Rappelons-nous la chronique Le Maître est l’enfant, très pertinent documentaire dédié à la pédagogie Montessori. Virage à 180 ° avec L’Ecole de la vie : ici, c’est le destin d’un groupe de trisomiques chiliens que la caméra de Maite Alberdi met en lumière. Une petite tragédie du quotidien, qu’on aimerait cocasse si elle n’était si lourde de conséquences et de frustrations.
Une impasse perpétuelle
Car Anita, Ricardo, Rita, Andres et leurs amis, s’ils continuent de fréquenter l’école, n’en ont plus l’âge depuis bien longtemps. À quarante ans passés, ils aspirent même à une vie normale, travail, maison, amour, mariage, enfants… un bonheur simple en somme, mais la société ne leur en laisse guère l’opportunité. Enferrés dans un statut d’éternel mineur, dépendants de leur famille, ils végètent dans la constante acquisition de connaissances visant à une autonomie à laquelle ils n’ont guère le droit.

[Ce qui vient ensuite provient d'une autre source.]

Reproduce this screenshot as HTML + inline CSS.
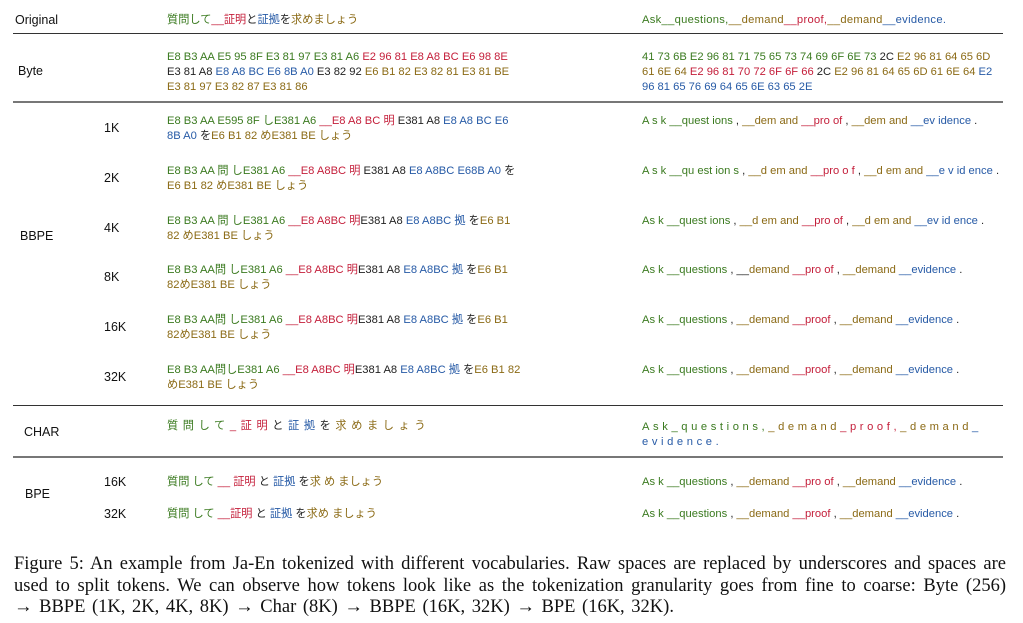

Sauf que certains se sentent résolument adultes, évoluent en tant que tels et entendent prendre leurs décisions par eux-mêmes. Difficile quand les parents, tuteurs légaux, dictent leur volonté, quand le travail accompli est payé au 10ᵉ de sa valeur, quand les lois interdisent l’union des personnes atteintes du syndrome de Down. Nos héros vivent donc dans une impasse perpétuelle, alors que leur espérance de vie s’allonge, les condamnant à l’isolement tandis que leurs proches décèdent.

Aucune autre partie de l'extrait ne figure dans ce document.